No Son Invisibles: Maya Women and Microfinance featuring Muhammad Yunus, was originally screened at Cannes film festival in France and the Buñuel Festival in Calanda, Spain. It was translated into various languages, including Arabic for the Fajr International Film Festival in Tehran, Iran. It went on to the Guadalajara Film Festival, Torino and Roma Film Festivals in Italy and The Seattle Int'l Latino Film Festival as well as the Del Ray Beach Film Festival. It was also screened at The University of Washington and University of Texas as well as in San Francisco for the Women Advancing Microfincance organization. It has been acquired by university libraries at Harvard, Stanford, UT, TCU, Baylor, University of Washington, Vanderbilt, USC, and SMU libraries among others.
Documentary work in progress:
THE CULTURE OF SUSTAINABILITY
A feature length documentary in three parts: Part one follows women weavers from a remote village in southern Mexico and the appropriation of their ancient textile designs by western fashion designers. Part two follows women weavers and an American designer in Laos and the questions of appropriation vs. appreciation. Part three follows one fashion designer's journey collaborating with block print artisans in villages near Jaipur, India.

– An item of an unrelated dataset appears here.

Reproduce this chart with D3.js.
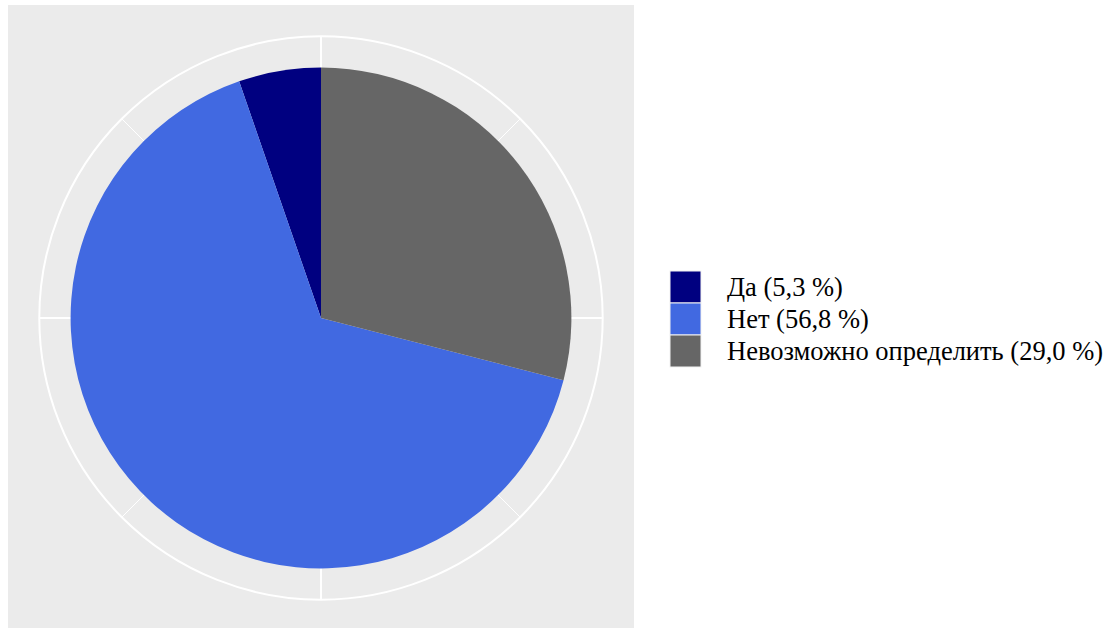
<!DOCTYPE html>
<html>
<head>
<meta charset="utf-8">
<script src="https://cdn.jsdelivr.net/npm/d3@7/dist/d3.min.js"></script>
<style>
  html, body { margin: 0; padding: 0; background: #ffffff; }
  svg { display: block; }
  .legend-text { font-family: "Liberation Serif", "Times New Roman", serif; }
</style>
</head>
<body>
<svg id="chart" width="1111" height="628"></svg>
<script>
// Answer categories, their shares (%) and fill colours
const categories = ["Да", "Нет", "Невозможно определить"];
const shares = [5.3, 56.8, 29.0];
const colors = ["#000080", "#4169E1", "#666666"];
// Theta breaks (percent of the full circle)
const majorBreaks = [0, 25, 50, 75];
const minorBreaks = [12.5, 37.5, 62.5, 87.5];

const fmt = v => v.toFixed(1).replace(".", ",");
const legendLabels = categories.map((c, i) => `${c} (${fmt(shares[i])} %)`);

const svg = d3.select("#chart");

// Panel geometry
const panel = { x: 8, y: 5, w: 626, h: 626 };
const cx = panel.x + panel.w / 2;
const cy = panel.y + panel.h / 2;
const size = Math.min(panel.w, panel.h);

// Angle: full circle = 100 %, starting at 12 o'clock, clockwise
const theta = d3.scaleLinear().domain([0, 100]).range([0, 2 * Math.PI]);
const rPie = 0.4 * size;
const rRing = 0.45 * size;

svg.append("rect")
  .attr("x", panel.x).attr("y", panel.y)
  .attr("width", panel.w).attr("height", panel.h)
  .attr("fill", "#EBEBEB");

const g = svg.append("g").attr("transform", `translate(${cx},${cy})`);

// Spokes
const spoke = (b, w) => g.append("line")
  .attr("x1", 0).attr("y1", 0)
  .attr("x2", rRing * Math.sin(theta(b)))
  .attr("y2", -rRing * Math.cos(theta(b)))
  .attr("stroke", "#ffffff").attr("stroke-width", w);
minorBreaks.forEach(b => spoke(b, 1));
majorBreaks.forEach(b => spoke(b, 2));

// Outer circle
g.append("circle").attr("r", rRing)
  .attr("fill", "none").attr("stroke", "#ffffff").attr("stroke-width", 2);

// Slices: the last category stacks from 0 clockwise, the first one ends the circle,
// the middle one takes the span between them.
const iLast = shares.length - 1;
const spans = [
  { i: 0, a0: 100 - shares[0], a1: 100 },
  { i: 1, a0: shares[iLast], a1: 100 - shares[0] },
  { i: iLast, a0: 0, a1: shares[iLast] }
];
const arc = d3.arc().innerRadius(0).outerRadius(rPie);
g.selectAll("path.slice").data(spans).join("path")
  .attr("class", "slice")
  .attr("d", d => arc({ startAngle: theta(d.a0), endAngle: theta(d.a1) }))
  .attr("fill", d => colors[d.i]);

// Legend
const key = { x: 670, y: 271, w: 31, h: 32 };
const leg = svg.append("g");
categories.forEach((c, i) => {
  leg.append("rect")
    .attr("x", key.x).attr("y", key.y + i * key.h)
    .attr("width", key.w).attr("height", key.h)
    .attr("fill", colors[i])
    .attr("stroke", "#f2f2f2").attr("stroke-width", 1);
  leg.append("text")
    .attr("class", "legend-text")
    .attr("x", 727).attr("y", key.y + i * key.h + key.h / 2 + 9)
    .style("font-size", "26.5px")
    .attr("fill", "#000000")
    .text(legendLabels[i]);
});
</script>
</body>
</html>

Issues of cultural appropriation and the commodifying of culture are explored along with the solutions provided by a new sustainable business practice. The relationships between weavers/block printers and designers is examined, as new sustainable ways of doing business are created by community liaisons and progressive designers, who move towards more fair and humane practices with people and the planet. The issues in the documentary are connected to one of the United Nation's four pillars of long term sustainable development that encompass the environment, social, economic, and cultural justice.